— Мотив. Невооруженным глазом видно, что тут замешан один из юных дьяволят, но пока мы не найдем мотив, к стенке их нам не прижать. Видите ли, кого бы ни шантажировал Уитт, мы не знаем, был ли это кто-то из них.
— Хотите сказать, что вы не считаете их способными на убийство?
— Будь я проклят, если знаю. У меня из головы не идет американское дело Лёба и Леопольда[94]. Наши юные декаденты могут принадлежать к тому же типу. Конечно, поговорить толком мне удалось лишь с тем, кто называет себя Дереком. Второй оказался настолько хитер, что общался со мной при помощи детского лепета или вроде того. Чутье… знаете, как у Дж. А. Фергюсона в «Кэмпбелле Килмора»… призывает меня кольнуть его мечом в зад и посмотреть, не развяжется ли у него язык, но, увы, мне не позволено даже надрать ему уши.

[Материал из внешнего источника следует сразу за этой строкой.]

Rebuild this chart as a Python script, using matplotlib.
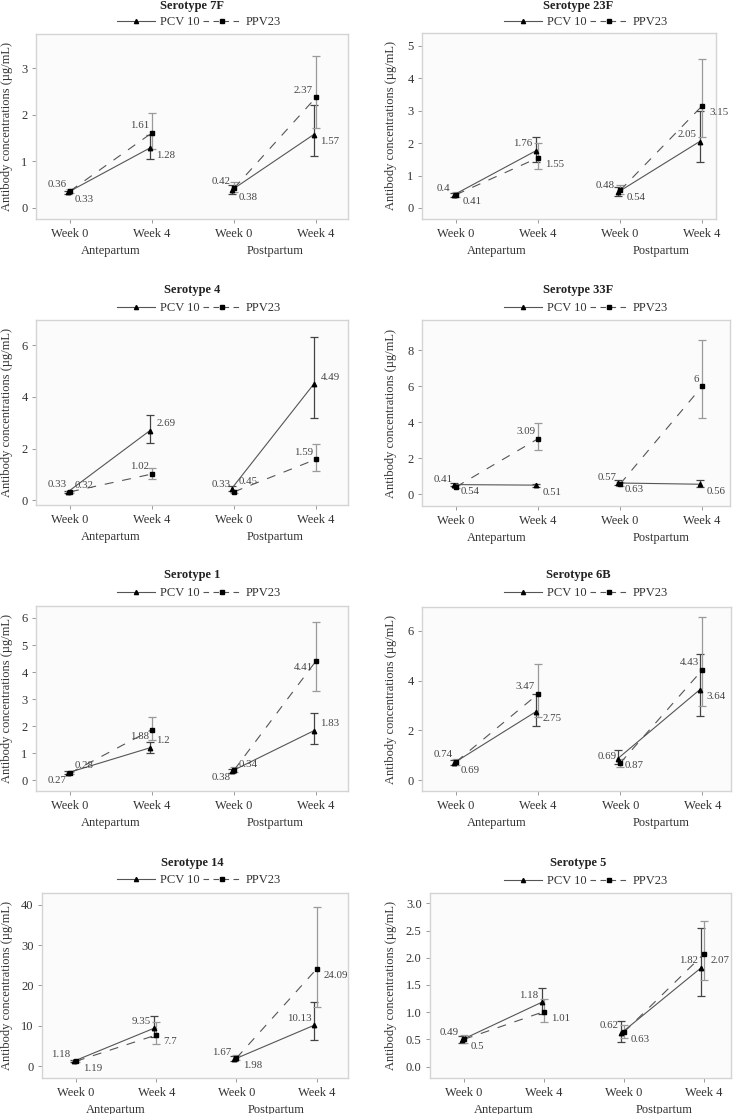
import numpy as np
import matplotlib
matplotlib.use("Agg")
import matplotlib.pyplot as plt
from matplotlib.lines import Line2D

# Data: geometric mean antibody concentrations and 95% CI per serotype
# order of the four values: Antepartum Week 0, Week 4, Postpartum Week 0, Week 4
serotypes = ["7F", "23F", "4", "33F", "1", "6B", "14", "5"]

pcv10_mean = [
    [0.33, 1.28, 0.38, 1.57],
    [0.40, 1.76, 0.48, 2.05],
    [0.32, 2.69, 0.45, 4.49],
    [0.54, 0.51, 0.63, 0.56],
    [0.28, 1.20, 0.34, 1.83],
    [0.69, 2.75, 0.87, 3.64],
    [1.18, 9.35, 1.67, 10.13],
    [0.49, 1.18, 0.62, 1.82],
]
pcv10_lo = [
    [0.29, 1.05, 0.30, 1.12],
    [0.34, 1.42, 0.37, 1.42],
    [0.28, 2.21, 0.35, 3.20],
    [0.45, 0.42, 0.50, 0.40],
    [0.24, 1.00, 0.27, 1.35],
    [0.60, 2.19, 0.65, 2.60],
    [0.95, 7.20, 1.20, 6.50],
    [0.43, 0.96, 0.45, 1.29],
]
pcv10_hi = [
    [0.37, 1.57, 0.48, 2.21],
    [0.47, 2.20, 0.64, 3.00],
    [0.37, 3.31, 0.56, 6.33],
    [0.65, 0.60, 0.78, 0.80],
    [0.33, 1.43, 0.43, 2.49],
    [0.80, 3.48, 1.21, 5.09],
    [1.45, 12.30, 2.55, 16.00],
    [0.56, 1.45, 0.83, 2.55],
]
ppv23_mean = [
    [0.36, 1.61, 0.42, 2.37],
    [0.41, 1.55, 0.54, 3.15],
    [0.33, 1.02, 0.33, 1.59],
    [0.41, 3.09, 0.57, 6.00],
    [0.27, 1.88, 0.38, 4.41],
    [0.74, 3.47, 0.69, 4.43],
    [1.19, 7.70, 1.98, 24.09],
    [0.50, 1.01, 0.63, 2.07],
]
ppv23_lo = [
    [0.32, 1.27, 0.34, 1.71],
    [0.35, 1.20, 0.43, 2.18],
    [0.29, 0.82, 0.28, 1.15],
    [0.34, 2.44, 0.46, 4.26],
    [0.23, 1.50, 0.31, 3.31],
    [0.63, 2.56, 0.55, 3.00],
    [0.95, 5.40, 1.40, 14.70],
    [0.44, 0.82, 0.52, 1.60],
]
ppv23_hi = [
    [0.40, 2.04, 0.55, 3.25],
    [0.49, 2.02, 0.72, 4.60],
    [0.38, 1.24, 0.39, 2.20],
    [0.50, 3.94, 0.70, 8.56],
    [0.32, 2.36, 0.48, 5.86],
    [0.87, 4.66, 0.87, 6.57],
    [1.50, 10.90, 2.80, 39.50],
    [0.58, 1.25, 0.77, 2.68],
]

week_labels = ["Week 0", "Week 4", "Week 0", "Week 4"]
period_labels = ["Antepartum", "Postpartum"]
y_ticks = [
    [0, 1, 2, 3],
    [0, 1, 2, 3, 4, 5],
    [0, 2, 4, 6],
    [0, 2, 4, 6, 8],
    [0, 1, 2, 3, 4, 5, 6],
    [0, 2, 4, 6],
    [0, 10, 20, 30, 40],
    [0.0, 0.5, 1.0, 1.5, 2.0, 2.5, 3.0],
]

# ---- layout (pixels in a 736x1114 image) ----
W, H = 736, 1114
# axes box: x0, x1, y0 (top), y1 (bottom)
boxes = [
    (36, 348, 34, 219), (422, 716, 33, 219),
    (36, 348, 320, 505), (422, 730, 320, 506),
    (36, 348, 606, 791), (422, 731, 607, 791),
    (42, 348, 893, 1078), (430, 731, 893, 1078),
]
ylims = [(-0.24, 3.73), (-0.34, 5.40), (-0.18, 6.98), (-0.65, 9.69),
         (-0.39, 6.44), (-0.43, 6.96), (-2.96, 42.9), (-0.21, 3.19)]
xlims = [(0.585, 4.39), (0.585, 4.17), (0.585, 4.39), (0.585, 4.34),
         (0.585, 4.39), (0.585, 4.35), (0.577, 4.39), (0.575, 4.34)]
title_y = [6, 6, 290, 290, 575, 575, 863, 863]
legend_y = [22, 22, 308, 308, 593, 593, 880, 881]
col_center = [192, 578]
legend_center = [199, 586]
ylabel_x = [7, 391]

# value label placement per panel (pcv10, ppv23): ul / ur / dl / dr
label_pos = [("dr", "ul"), ("ul", "dr"), ("ur", "ul"), ("dr", "ul"),
             ("ur", "dl"), ("dr", "ul"), ("ul", "dr"), ("ul", "dr")]

FONT = ["Liberation Serif", "DejaVu Serif"]
plt.rcParams["font.family"] = FONT
PX = 0.72  # points per pixel at dpi 100
FS = 9.0

LINE_COL = "#555555"
PCV_ERR = "#444444"
PPV_ERR = "#9a9a9a"
SPINE = "#d4d4d4"
TXT = "#333333"

x_base = np.array([1, 2, 3, 4], dtype=float)
pcv_shift = -0.03
dash = (0, (8, 8))


def label_offset(pos):
    dx = -3 * PX if pos[1] == "l" else 7 * PX
    dy = 7 * PX if pos[0] == "u" else -7 * PX
    ha = "right" if pos[1] == "l" else "left"
    return dx, dy, ha


def draw_series(ax, x, mean, lo, hi, ls, marker, err_col, pos):
    mean = np.array(mean)
    lo = np.array(lo)
    hi = np.array(hi)
    ax.errorbar(x, mean, yerr=[mean - lo, hi - mean], fmt="none",
                ecolor=err_col, elinewidth=0.9, capsize=2.6, capthick=0.9,
                zorder=2)
    for idx in ([0, 1], [2, 3]):
        ax.plot(x[idx], mean[idx], color=LINE_COL, lw=0.8, ls=ls, zorder=3)
    ax.plot(x, mean, ls="none", marker=marker, ms=3.2, color="black",
            zorder=4)
    dx, dy, ha = label_offset(pos)
    for xi, v in zip(x, mean):
        ax.annotate(f"{v:g}", xy=(xi, v), xytext=(dx, dy),
                    textcoords="offset points", ha=ha, va="center",
                    fontsize=7.8, color="#444444")


fig = plt.figure(figsize=(W / 100, H / 100), dpi=100)
fig.patch.set_facecolor("white")

handles = [
    Line2D([], [], color=LINE_COL, lw=0.8, marker="^", ms=3,
           markerfacecolor="black", markeredgecolor="black"),
    Line2D([], [], color=LINE_COL, lw=0.8, ls=(0, (5, 4)), marker="s", ms=3,
           markerfacecolor="black", markeredgecolor="black"),
]

for i, name in enumerate(serotypes):
    x0, x1, y0, y1 = boxes[i]
    col = i % 2
    ax = fig.add_axes([x0 / W, 1 - y1 / H, (x1 - x0) / W, (y1 - y0) / H])
    ax.set_facecolor("#fbfbfb")

    draw_series(ax, x_base + pcv_shift, pcv10_mean[i], pcv10_lo[i],
                pcv10_hi[i], "-", "^", PCV_ERR, label_pos[i][0])
    draw_series(ax, x_base, ppv23_mean[i], ppv23_lo[i], ppv23_hi[i],
                dash, "s", PPV_ERR, label_pos[i][1])

    ax.set_xlim(*xlims[i])
    ax.set_ylim(*ylims[i])
    ax.set_xticks(x_base)
    ax.set_xticklabels(week_labels)
    ax.set_yticks(y_ticks[i])
    if i == 7:
        ax.set_yticklabels([f"{t:.1f}" for t in y_ticks[i]])
    ax.tick_params(axis="both", length=3, width=0.7, color="#999999",
                   labelsize=FS, labelcolor=TXT)
    ax.tick_params(axis="x", pad=3.5)
    ax.tick_params(axis="y", pad=3)
    for sp in ax.spines.values():
        sp.set_color(SPINE)
        sp.set_linewidth(1.0)

    # period labels under the week ticks
    for k, per in enumerate(period_labels):
        ax.annotate(per, xy=(1.5 + 2 * k, 0), xycoords=("data", "axes fraction"),
                    xytext=(0, -32 * PX), textcoords="offset points",
                    ha="center", va="center", fontsize=FS, color=TXT)

    fig.text(ylabel_x[col] / W, 1 - (y0 + y1) / 2 / H,
             "Antibody concentrations (µg/mL)", rotation=90,
             ha="center", va="center", fontsize=FS, color=TXT)
    fig.text(col_center[col] / W, 1 - title_y[i] / H, f"Serotype {name}",
             ha="center", va="center", fontsize=FS, fontweight="bold",
             color="#222222")
    fig.legend(handles, ["PCV 10", "PPV23"], loc="center",
               bbox_to_anchor=(legend_center[col] / W, 1 - legend_y[i] / H),
               ncol=2, frameon=False, fontsize=FS, handlelength=3.0,
               handletextpad=0.4, columnspacing=0.3, labelcolor=TXT)

fig.savefig("out.png", dpi=100, facecolor="white")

Гэвин только что побеседовал с юношами, а затем явился к миссис Брэдли, чтобы поинтересоваться ее мнением и доложить о собственном.
— Это еще не все, — сказала она. — Я тут подумала: возможно, свидетельство мисс Хиггс нам и не понадобится. Произошло событие, значение которого поначалу ускользнуло от меня.
— Что вы хотите этим сказать?
— Я говорю об игре или сговоре двух юношей.
— Об убийстве или убийствах?
— Не совсем. Имеется в виду только то, что они менялись местами.
— И что же?
— Когда я привезла Фрэнсиса (я считала, что именно его) к деду, один из близнецов самым драматическим образом упал в обморок. По-настоящему потерял сознание. Я слишком опытный врач, чтобы меня можно было обмануть в таком деле. Поначалу я думала, что этот шок вызван страхом перед дедом, но…
— Хотите сказать, так и было, — подхватил Гэвин, — но не по тем причинам, по которым вы думали?
— Правильно, юноша. Он действительно боялся своего деда, который воскликнул только (признаться, к моему удивлению, так как я слышала от мисс Хиггс, насколько сильна была его неприязнь к ее подопечному): «Так-так-так-так-так!», притом сравнительно дружелюбным тоном.
— Я понимаю, о чем вы. Другими словами — хотя я сам до такого нипочем не додумался бы, — настоящий Дерек снова переоделся Фрэнсисом, и один из близнецов, вероятно, Дерек, считал, что, увидев их вместе, его дед узнает любимого внука.
— Вот именно. А если так, тогда все причины полагать, будто бы настоящий Фрэнсис был глухонемым, самым решительным и наглядным образом опровергнуты.
— Но мне кажется, мы все-таки должны выслушать мнение мисс Хиггс по этому вопросу.
— В таком случае обратиться к ней надо как можно тактичнее.
— Да, это я уже понял. Стоит ли мне обратиться к ней первым, или это сделаете вы?
— Думаю, вы. Ваша красота и обаяние наверняка ошеломят старую деву.
— Ничуть этому не удивлюсь, — отозвался Гэвин, отступая на некоторое расстояние от указующего на него желтого пальца. — «Открылась вся земля — Даная — звёздам»[95]… тот факт, который мы, полицейские, при всей нашей скромности не можем не сознавать.
Книга вторая
Эхо
Но если вы и разговаривали с собой, вы себе не отвечали. Я отчетливо слышал два голоса.
Глава 13
Эхо под мостом
…вторит эхо и тает, тает и тает…[96]
В Стоун-Хаус и Вэндлс-Парву миссис Брэдли вернулась слегка опечаленная. Несмотря на ее убежденность, что близнецы были хотя бы в некотором роде причастны к двойному убийству, — одному в Ветвоуде, другому в Миде, она не сомневалась, что они столкнулись с неким вопиющим злом, и это зло побудило одного из них или их обоих к мщению.
Самым очевидным и вероятным мотивом для убийства, какой только мог у них быть, представлялся шантаж, а по мнению миссис Брэдли, шантаж относился к одним из самых тяжких преступлений. Строя предположения насчет возможных причин этого шантажа, она начала с первого известного факта — что родители близнецов погибли одновременно. И задумалась, могло ли случиться так, что смерть родителей наступила в результате какой-либо халатности, малодушия или потребности со стороны близнецов. Но поскольку в момент аварии им не могло быть больше семи лет от роду, это исключало — исключало в практическом смысле — любые вопросы, касающиеся их ответственности.
Мысль продолжала развиваться. Что такого могли натворить Фрэнсис или Дерек с тех пор, как им минуло семь… — нет, больше, как минимум шестнадцать лет, если это дало совершенно чуждому щепетильности человеку такую власть над ними, что его убийство выглядело единственно возможным решением?